Stravinsky wrote Movements for pianist Margrit Weber, who premiered it at a Stravinsky Festival in New York's Town Hall on January 10, 1960, with the composer conducting. It was commissioned for $15,000 by Swiss industrialist Karl Weber, Margrit Weber's husband. Weber had asked for a work of between 15 and 20 minutes in length, but Stravinsky initially produced a compressed piece lasting barely half as long. According to a diary entry by biographer/assistant Robert Craft, in response to a letter received from the Webers (17 April 1959) Stravinsky said "I think I will have to add another minute or two of music," to which Vera replied "So much for 'all-encompassing conceptions of form.' The artist simply makes it up as he goes along."

== Analysis ==
Stravinsky breaks the orchestra down into chamber-sized sections with the piano acting as a pivot between these, creating the type of subtle and gestural textures favored by Webern in his Concerto for Nine Instruments (Op. 24) and Variations for Orchestra (Op. 30), the latter a work much admired by Stravinsky.

The highly constructed nature of the twelve-tone idiom he uses draws all its thematic material from one tone-row, which the piano gives in one non-linear gesture right at the opening: E F B A A♮ D C B♮ C F G and F♮.

As it turns out, this tone-row will be presented complete only a couple of times. Mostly it is broken into small bits and served in slightly varied orderings. The technique of Klangfarbenmelodie can thus clearly be heard, particularly in the opening of the piece, whose gestural phrase mimics that of Webern's Op. 24.
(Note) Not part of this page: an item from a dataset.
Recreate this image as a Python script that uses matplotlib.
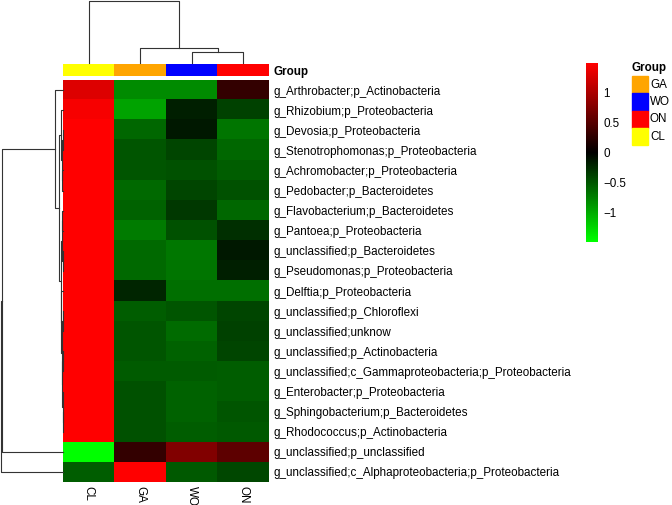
import numpy as np
import matplotlib
matplotlib.use("Agg")
import matplotlib.pyplot as plt
from matplotlib.colors import LinearSegmentedColormap, ListedColormap, Normalize
from matplotlib.cm import ScalarMappable
from matplotlib.patches import Rectangle

plt.rcParams['font.family'] = ['Liberation Sans', 'DejaVu Sans']
FS = 8.4

# column order as drawn
samples = ["CL", "GA", "WO", "ON"]
# legend order
groups = ["GA", "WO", "ON", "CL"]
group_colors = {"GA": "#FFA500", "WO": "#0000FF", "ON": "#FF0000", "CL": "#FFFF00"}

taxa = [
    "g_Arthrobacter;p_Actinobacteria",
    "g_Rhizobium;p_Proteobacteria",
    "g_Devosia;p_Proteobacteria",
    "g_Stenotrophomonas;p_Proteobacteria",
    "g_Achromobacter;p_Proteobacteria",
    "g_Pedobacter;p_Bacteroidetes",
    "g_Flavobacterium;p_Bacteroidetes",
    "g_Pantoea;p_Proteobacteria",
    "g_unclassified;p_Bacteroidetes",
    "g_Pseudomonas;p_Proteobacteria",
    "g_Delftia;p_Proteobacteria",
    "g_unclassified;p_Chloroflexi",
    "g_unclassified;unknow",
    "g_unclassified;p_Actinobacteria",
    "g_unclassified;c_Gammaproteobacteria;p_Proteobacteria",
    "g_Enterobacter;p_Proteobacteria",
    "g_Sphingobacterium;p_Bacteroidetes",
    "g_Rhodococcus;p_Actinobacteria",
    "g_unclassified;p_unclassified",
    "g_unclassified;c_Alphaproteobacteria;p_Proteobacteria",
]

# row z-scores
cl = [1.30, 1.45, 1.50, 1.50, 1.50, 1.50, 1.50, 1.50, 1.50, 1.50,
      1.50, 1.50, 1.50, 1.50, 1.50, 1.50, 1.50, 1.50, -1.50, -0.55]
ga = [-0.82, -0.95, -0.60, -0.50, -0.50, -0.62, -0.58, -0.72, -0.62, -0.62,
      -0.22, -0.55, -0.50, -0.50, -0.53, -0.47, -0.47, -0.47, 0.30, 1.50]
wo = [-0.82, -0.18, -0.15, -0.41, -0.47, -0.40, -0.33, -0.47, -0.70, -0.68,
      -0.65, -0.50, -0.63, -0.58, -0.53, -0.58, -0.58, -0.55, 0.75, -0.52]
on = [0.30, -0.38, -0.68, -0.60, -0.55, -0.47, -0.60, -0.27, -0.15, -0.18,
      -0.65, -0.40, -0.38, -0.40, -0.55, -0.55, -0.50, -0.52, 0.55, -0.42]

# dendrograms: (left, right, height), leaves are indices
col_tree = (0, (1, (2, 3, 0.17), 0.25), 1.0)
row_tree = (
    ((0,
      ((1, ((2, 3, 0.008), (4, 5, 0.01), 0.016), 0.03),
       (((6, 7, 0.01), (8, 9, 0.008), 0.02),
        (10, ((11, 12, 0.008), ((13, 14, 0.006), (15, (16, 17, 0.005), 0.008), 0.012), 0.015), 0.025),
        0.035),
       0.063),
      0.127),
     18, 0.985),
    19, 1.0)

W, H = 672, 505
fig = plt.figure(figsize=(W / 100, H / 100), dpi=100)


def px_axes(x0, y0, x1, y1):
    return fig.add_axes([x0 / W, 1 - y1 / H, (x1 - x0) / W, (y1 - y0) / H])


def draw_tree(ax, node, top):
    if isinstance(node, int):
        return node, 0.0
    a, b, h = node
    pa, ha = draw_tree(ax, a, top)
    pb, hb = draw_tree(ax, b, top)
    if top:
        ax.plot([pa, pa, pb, pb], [ha, h, h, hb], color="#333333", lw=0.8, clip_on=False)
    else:
        ax.plot([ha, h, h, hb], [pa, pa, pb, pb], color="#333333", lw=0.8, clip_on=False)
    return (pa + pb) / 2, h


cmap = LinearSegmentedColormap.from_list("gbr", ["#00FF00", "#000000", "#FF0000"])
norm = Normalize(-1.5, 1.5)
mat = np.column_stack([cl, ga, wo, on])

# heatmap
ax = px_axes(63, 80, 269, 482)
ax.imshow(mat, cmap=cmap, norm=norm, aspect="auto", interpolation="nearest")
ax.set_yticks(range(len(taxa)))
ax.set_yticklabels(taxa, fontsize=FS)
ax.yaxis.tick_right()
ax.set_xticks(range(len(samples)))
ax.set_xticklabels(samples, fontsize=FS, rotation=270, va="top")
ax.tick_params(length=0, pad=3)
for s in ax.spines.values():
    s.set_visible(False)

# group annotation bar
axg = px_axes(63, 64, 269, 76)
axg.imshow([list(range(4))], cmap=ListedColormap([group_colors[s] for s in samples]),
           aspect="auto", interpolation="nearest")
axg.set_xticks([])
axg.set_yticks([0])
axg.set_yticklabels(["Group"], fontsize=FS, fontweight="bold")
axg.yaxis.tick_right()
axg.tick_params(length=0, pad=3)
for s in axg.spines.values():
    s.set_visible(False)

# column dendrogram
axt = px_axes(63, 1, 269, 63)
draw_tree(axt, col_tree, True)
axt.set_xlim(-0.5, 3.5)
axt.set_ylim(0, 1.0)
axt.axis("off")

# row dendrogram
axl = px_axes(1, 80, 63, 482)
draw_tree(axl, row_tree, False)
axl.set_xlim(1.0, 0)
axl.set_ylim(19.5, -0.5)
axl.axis("off")

# colour bar
axc = px_axes(586, 63, 598, 242)
cb = fig.colorbar(ScalarMappable(norm=norm, cmap=cmap), cax=axc)
cb.outline.set_visible(False)
cb.set_ticks([-1, -0.5, 0, 0.5, 1])
cb.set_ticklabels(["\u22121", "\u22120.5", "0", "0.5", "1"])
axc.tick_params(length=0, pad=4, labelsize=FS)

# group legend
axk = px_axes(630, 60, 672, 150)
axk.set_xlim(0, 42)
axk.set_ylim(90, 0)
axk.axis("off")
axk.text(2, 8, "Group", fontsize=FS, fontweight="bold", va="center")
for i, g in enumerate(groups):
    axk.add_patch(Rectangle((2, 16 + i * 17.3), 16, 17.3, color=group_colors[g]))
    axk.text(20, 16 + i * 17.3 + 8.6, g, fontsize=FS, va="center")

fig.savefig("out.png", dpi=100)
Stravinsky himself described the harmonic structure of Movements as "anti-tonal". Traditional references to triadic harmonic structures are banished in favor of a near-total line-based idiom, and conventional ostinati and harmonic considerations are replaced by an atonal contrapuntal texture characterized by gestures, inner unity, and adherence to serial forms more pervasive than before in Stravinsky's career.